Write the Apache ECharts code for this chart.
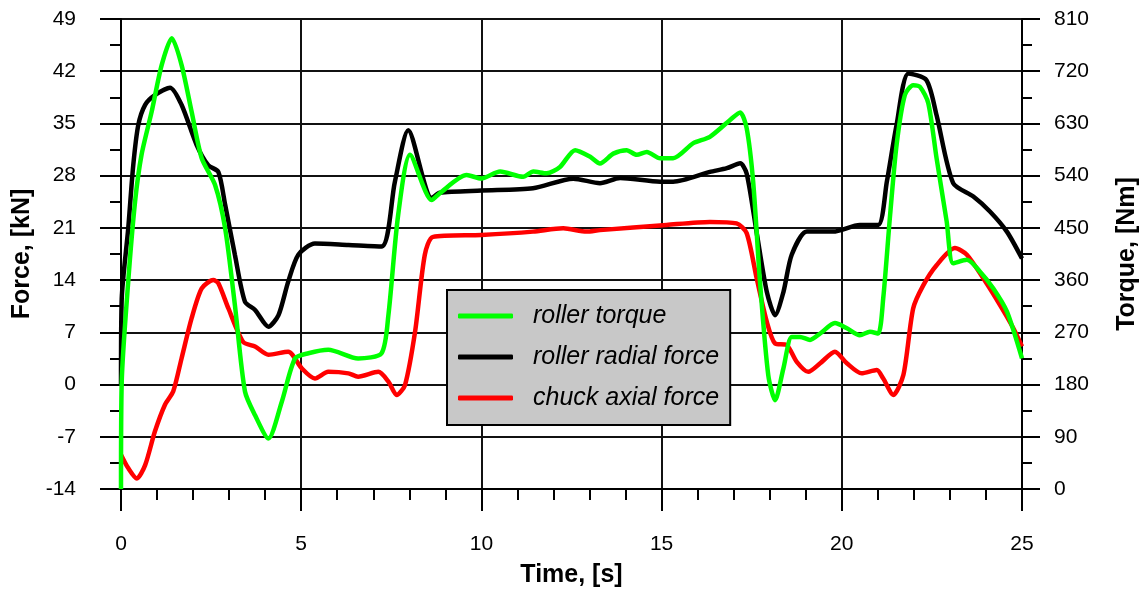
<!DOCTYPE html>
<html>
<head>
<meta charset="utf-8">
<script src="https://cdn.jsdelivr.net/npm/echarts@6/dist/echarts.min.js"></script>
<style>
html,body{margin:0;padding:0;background:#fff;}
#c{width:1143px;height:593px;}
</style>
</head>
<body>
<div id="c"></div>
<script>
// ---- data ----
const seriesNames = ['roller torque', 'roller radial force', 'chuck axial force'];

const tTorque = [0, 0.02, 0.2, 0.39, 0.57, 0.85, 1.13, 1.41, 1.68, 1.96, 2.24, 2.61, 2.89, 3.16, 3.44, 3.72, 4.09, 4.46, 4.83, 5.2, 5.75, 6.58, 7.23, 7.42, 7.69, 8.02, 8.62, 8.85, 9.59, 10.0, 10.52, 11.16, 11.44, 11.81, 12.18, 12.6, 13.01, 13.29, 13.66, 14.03, 14.31, 14.59, 14.96, 15.32, 15.88, 16.34, 16.9, 17.18, 17.36, 17.54, 17.73, 17.96, 18.15, 18.38, 18.61, 18.84, 19.12, 19.4, 19.81, 20.14, 20.5, 20.78, 21.01, 21.15, 21.34, 21.52, 21.75, 21.98, 22.17, 22.4, 22.63, 22.91, 23.09, 23.47, 23.83, 24.2, 24.58, 25.0];
const torque = [0, 185, 357, 495, 576, 650, 731, 777, 731, 650, 570, 524, 449, 317, 168, 127, 87, 150, 225, 234, 240, 225, 234, 300, 472, 576, 498, 510, 541, 535, 547, 538, 547, 544, 555, 584, 573, 561, 578, 584, 576, 581, 570, 570, 596, 607, 636, 649, 622, 530, 357, 196, 153, 208, 262, 262, 257, 268, 286, 277, 265, 271, 268, 329, 472, 593, 679, 696, 693, 665, 570, 461, 389, 395, 375, 346, 306, 225];

const tRadial = [0, 0.02, 0.2, 0.34, 0.48, 0.67, 0.94, 1.36, 1.68, 2.1, 2.42, 2.7, 2.89, 3.16, 3.44, 3.72, 4.09, 4.37, 4.64, 4.92, 5.38, 6.31, 7.23, 7.6, 7.97, 8.62, 8.85, 10.0, 11.43, 12.55, 13.29, 13.85, 14.96, 15.32, 16.34, 16.81, 17.18, 17.36, 17.64, 17.92, 18.15, 18.38, 18.61, 19.03, 19.76, 20.5, 21.01, 21.25, 21.52, 21.85, 22.35, 22.63, 23.09, 23.65, 24.11, 24.58, 25.0];
const radial = [0, 11.5, 20.9, 29.4, 34.8, 37.5, 38.8, 39.8, 37.5, 32.1, 29.4, 28.5, 24.1, 17.4, 11.1, 10.0, 7.75, 9.3, 13.8, 17.4, 18.9, 18.7, 18.5, 27.2, 34.1, 25.0, 25.7, 26.0, 26.3, 27.6, 27.0, 27.7, 27.2, 27.2, 28.5, 29.0, 29.65, 28.3, 20.3, 12.4, 9.3, 12.4, 17.4, 20.5, 20.5, 21.4, 21.4, 27.2, 34.8, 41.7, 40.8, 36.1, 27.0, 25.2, 23.2, 20.5, 16.9];

const tAxial = [0, 0.2, 0.44, 0.67, 0.94, 1.22, 1.45, 1.68, 1.96, 2.24, 2.56, 2.7, 2.98, 3.39, 3.72, 4.09, 4.64, 5.01, 5.38, 5.75, 6.31, 6.58, 7.14, 7.42, 7.65, 7.88, 8.16, 8.43, 8.66, 10.0, 11.43, 12.27, 12.92, 13.29, 15.14, 16.34, 17.08, 17.36, 17.64, 17.92, 18.15, 18.47, 18.75, 19.07, 19.4, 19.81, 20.14, 20.55, 20.97, 21.15, 21.43, 21.71, 21.98, 22.26, 22.63, 23.14, 23.47, 23.93, 24.39, 24.76, 25.0];
const axial = [-9.4, -11.2, -12.6, -10.8, -6.3, -2.7, -0.9, 3.5, 8.9, 12.9, 14.0, 13.6, 10.2, 5.7, 5.1, 4.0, 4.4, 2.2, 0.8, 1.7, 1.5, 1.05, 1.7, 0.4, -1.4, -0.06, 7.1, 17.4, 19.8, 20.05, 20.5, 20.95, 20.5, 20.7, 21.4, 21.8, 21.6, 20.3, 14.2, 8.4, 5.5, 5.3, 3.05, 1.7, 2.85, 4.4, 2.85, 1.5, 1.95, 0.8, -1.4, 1.3, 10.2, 13.3, 16.0, 18.3, 17.4, 14.2, 10.65, 7.55, 5.1];

const xAxisName = 'Time, [s]';
const yLeftName = 'Force, [kN]';
const yRightName = 'Torque, [Nm]';

// ---- chart ----
const pairs = (t, v) => t.map((x, i) => [x, v[i]]);
const FONT = "'Liberation Sans', Arial, sans-serif";
const chart = echarts.init(document.getElementById('c'), null, {renderer: 'canvas'});

const axisLine = {show: true, onZero: false, lineStyle: {color: '#000', width: 2}};
const split = {show: true, lineStyle: {color: '#111', width: 2}};
const lbl = {color: '#000', fontSize: 21, fontFamily: FONT};
const nameStyle = {color: '#000', fontSize: 25, fontWeight: 'bold', fontFamily: FONT};

chart.setOption({
  animation: false,
  backgroundColor: '#fff',
  grid: {left: 121, right: 121, top: 19, bottom: 104, containLabel: false, outerBoundsMode: 'none'},
  legend: {
    data: seriesNames,
    orient: 'vertical',
    left: 447, top: 290,
    backgroundColor: '#c8c8c8',
    borderColor: '#000', borderWidth: 2,
    padding: [13, 11, 14, 11],
    itemGap: 15,
    itemWidth: 55, itemHeight: 5,
    icon: 'roundRect',
    textStyle: {color: '#000', fontSize: 25, fontStyle: 'italic', fontFamily: FONT, lineHeight: 26, padding: [0, 0, 0, 15]}
  },
  xAxis: {
    type: 'value', min: 0, max: 25, interval: 5,
    axisLine: axisLine,
    axisTick: {show: true, length: 22, lineStyle: {color: '#000', width: 2}},
    minorTick: {show: true, splitNumber: 5, length: 11, lineStyle: {color: '#000', width: 2}},
    splitLine: split,
    axisLabel: Object.assign({margin: 45}, lbl),
    name: xAxisName, nameLocation: 'middle', nameGap: 74, nameTextStyle: nameStyle
  },
  yAxis: [{
    type: 'value', min: -14, max: 49, interval: 7, position: 'left',
    axisLine: axisLine,
    axisTick: {show: true, length: 21, lineStyle: {color: '#000', width: 2}},
    minorTick: {show: true, splitNumber: 2, length: 11, lineStyle: {color: '#000', width: 2}},
    splitLine: split,
    axisLabel: Object.assign({margin: 45}, lbl),
    name: yLeftName, nameLocation: 'middle', nameGap: 86, nameRotate: 90, nameTextStyle: nameStyle
  }, {
    type: 'value', min: 0, max: 810, interval: 90, position: 'right',
    axisLine: axisLine,
    axisTick: {show: true, length: 18, lineStyle: {color: '#000', width: 2}},
    minorTick: {show: true, splitNumber: 2, length: 10, lineStyle: {color: '#000', width: 2}},
    splitLine: {show: false},
    axisLabel: Object.assign({margin: 32}, lbl),
    name: yRightName, nameLocation: 'middle', nameGap: 93, nameRotate: 90, nameTextStyle: nameStyle
  }],
  series: [{
    name: seriesNames[2], type: 'line', yAxisIndex: 0,
    data: pairs(tAxial, axial), showSymbol: false, smooth: 0.25,
    lineStyle: {color: '#ff0000', width: 4.5}, itemStyle: {color: '#ff0000'}, z: 3
  }, {
    name: seriesNames[1], type: 'line', yAxisIndex: 0,
    data: pairs(tRadial, radial), showSymbol: false, smooth: 0.25,
    lineStyle: {color: '#000000', width: 4.5}, itemStyle: {color: '#000000'}, z: 4
  }, {
    name: seriesNames[0], type: 'line', yAxisIndex: 1,
    data: pairs(tTorque, torque), showSymbol: false, smooth: 0.25,
    lineStyle: {color: '#00ff00', width: 4.5}, itemStyle: {color: '#00ff00'}, z: 5
  }]
});
</script>
</body>
</html>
──────────────────────────────
- [WRITTEN PROBLEM] Please extract exactly the lines of the data, from the first through the line containing "const seriesNames = ['roller", and add no pictures to the copy.

- [RESULT FOR THIS TASK]
Write the Apache ECharts code for this chart.
<!DOCTYPE html>
<html>
<head>
<meta charset="utf-8">
<script src="https://cdn.jsdelivr.net/npm/echarts@6/dist/echarts.min.js"></script>
<style>
html,body{margin:0;padding:0;background:#fff;}
#c{width:1143px;height:593px;}
</style>
</head>
<body>
<div id="c"></div>
<script>
// ---- data ----
const seriesNames = ['roller torque', 'roller radial force', 'chuck axial force'];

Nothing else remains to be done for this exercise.